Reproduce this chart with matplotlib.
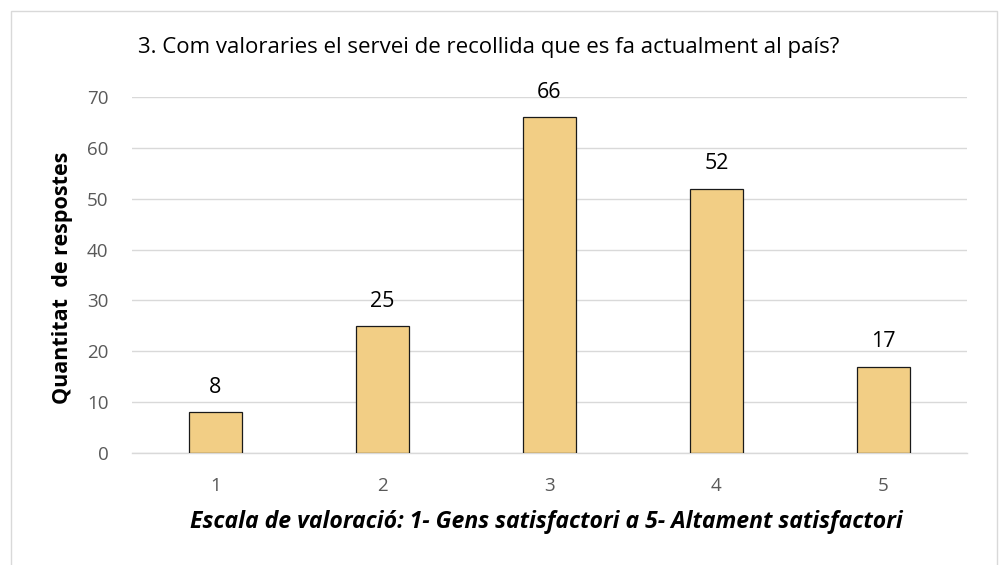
import matplotlib
matplotlib.use("Agg")
import matplotlib.pyplot as plt
from matplotlib.patches import Rectangle

plt.rcParams['font.family'] = ['Open Sans', 'DejaVu Sans']

categories = ["1", "2", "3", "4", "5"]
counts = [8, 25, 66, 52, 17]
title = "3. Com valoraries el servei de recollida que es fa actualment al país?"
ylabel = "Quantitat  de respostes"
xlabel = "Escala de valoració: 1- Gens satisfactori a 5- Altament satisfactori"

fig = plt.figure(figsize=(10.02, 5.65), dpi=100)
fig.patches.append(Rectangle((11 / 1002, -0.01), 986 / 1002, 1 - 11 / 565 + 0.01,
                             transform=fig.transFigure, fill=False,
                             edgecolor="#D9D9D9", linewidth=1))

ax = fig.add_axes([0.1317, 0.1982, 0.8333, 0.630])
x = range(1, len(categories) + 1)
bars = ax.bar(x, counts, width=0.32, color="#F2CE85", edgecolor="#1a1a1a",
              linewidth=0.9, zorder=3)
for xi, v in zip(x, counts):
    ax.text(xi, v + 2.8, str(v), ha="center", va="bottom", fontsize=15.5, color="black")

ax.set_xlim(0.5, 5.5)
ax.set_ylim(0, 70)
ax.set_yticks(range(0, 71, 10))
ax.set_xticks(list(x))
ax.set_xticklabels(categories)
ax.grid(axis="y", color="#D9D9D9", linewidth=1, zorder=0)
for s in ["top", "right", "left"]:
    ax.spines[s].set_visible(False)
ax.spines["bottom"].set_color("#D9D9D9")
ax.spines["bottom"].set_linewidth(1)
ax.tick_params(axis="both", length=0, labelsize=13.5, colors="#595959")
ax.tick_params(axis="x", pad=17)
ax.tick_params(axis="y", pad=17)

fig.text(489 / 1002, 1 - 48 / 565, title, ha="center", va="center", fontsize=16, color="black")
fig.text(63 / 1002, 1 - 278 / 565, ylabel, ha="center", va="center", rotation=90,
         fontsize=15.5, fontweight="bold", color="black")
fig.text(546 / 1002, 1 - 522 / 565, xlabel, ha="center", va="center",
         fontsize=16.6, fontweight="bold", fontstyle="italic", color="black")

fig.savefig("out.png", dpi=100)
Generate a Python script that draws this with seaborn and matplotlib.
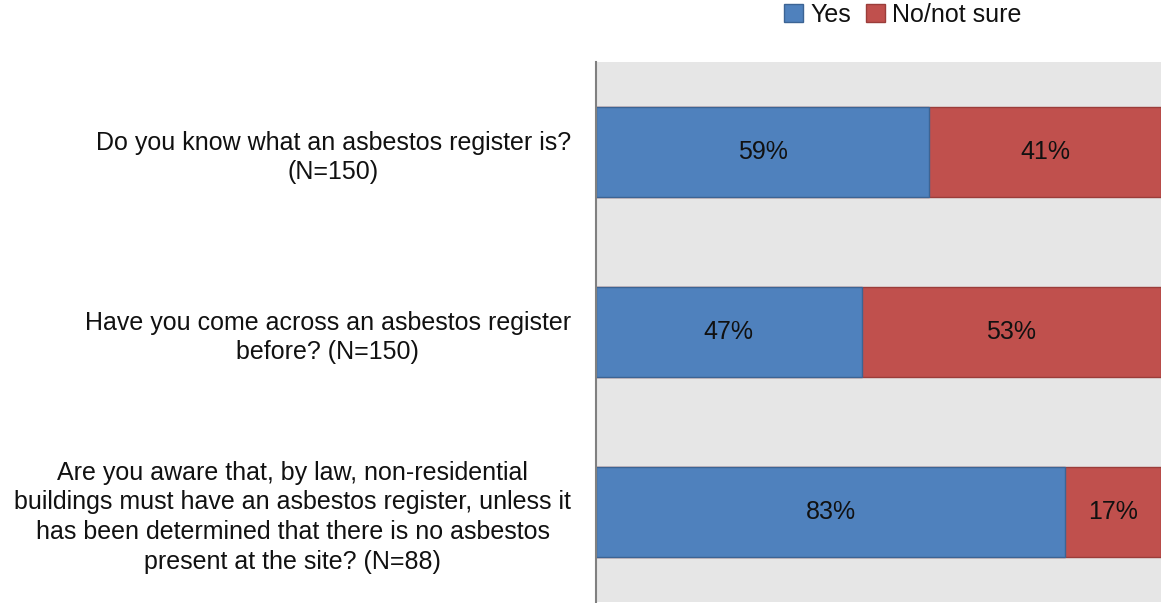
import matplotlib
matplotlib.use("Agg")
import matplotlib.pyplot as plt
import seaborn as sns
import pandas as pd
from matplotlib.patches import Patch

# data
questions = [
    "Do you know what an asbestos register is?\n(N=150)",
    "Have you come across an asbestos register\nbefore? (N=150)",
    "Are you aware that, by law, non-residential\nbuildings must have an asbestos register, unless it\nhas been determined that there is no asbestos\npresent at the site? (N=88)",
]
yes = [59, 47, 83]
no_not_sure = [41, 53, 17]
series = ["Yes", "No/not sure"]

blue = "#4F81BD"
red = "#C0504D"

sns.set_theme(style="white")
plt.rcParams['font.family'] = ['Liberation Sans', 'DejaVu Sans']

df = pd.DataFrame({"question": questions, "yes": yes, "no": no_not_sure})
df["total"] = df["yes"] + df["no"]

fig = plt.figure(figsize=(11.63, 6.03), dpi=100)
ax = fig.add_axes([596 / 1163, 1 / 603, 565 / 1163, 540 / 603])
ax.set_facecolor("#E6E6E6")

# stacked: draw totals in red, then "yes" in blue on top
sns.barplot(data=df, x="total", y="question", color=red, width=0.5,
            edgecolor="#9B3D3A", linewidth=1, saturation=1, ax=ax)
sns.barplot(data=df, x="yes", y="question", color=blue, width=0.5,
            edgecolor="#3C6494", linewidth=1, saturation=1, ax=ax)

for i, (y_, n_) in enumerate(zip(yes, no_not_sure)):
    ax.text(y_ / 2, i, f"{y_}%", ha="center", va="center", fontsize=18, color="#111111")
    ax.text(y_ + n_ / 2, i, f"{n_}%", ha="center", va="center", fontsize=18, color="#111111")

ax.set_xlim(0, 100)
ax.set_ylim(2.5, -0.5)
ax.set_xlabel("")
ax.set_ylabel("")
ax.set_xticks([])
ax.tick_params(axis="y", length=0, pad=18, labelsize=18, labelcolor="#111111")
for lbl in ax.get_yticklabels():
    lbl.set_multialignment("center")
    lbl.set_linespacing(1.3)

for s in ["top", "right", "bottom"]:
    ax.spines[s].set_visible(False)
ax.spines["left"].set_color("#808080")
ax.spines["left"].set_linewidth(1.5)

handles = [Patch(facecolor=blue, edgecolor="#3C6494", label=series[0]),
           Patch(facecolor=red, edgecolor="#9B3D3A", label=series[1])]
fig.legend(handles=handles, loc="center", bbox_to_anchor=(903 / 1163, 1 - 15 / 603),
           ncol=2, frameon=False, fontsize=18, handlelength=0.75, handleheight=0.75,
           handletextpad=0.3, columnspacing=0.6, labelcolor="#111111")

fig.savefig("out.png", dpi=100)
plt.close(fig)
##########
Stated exercise: Take each line of the material that contains the word "this" and list it.

Task response:
Reproduce this chart with matplotlib.
Generate a Python script that draws this with seaborn and matplotlib.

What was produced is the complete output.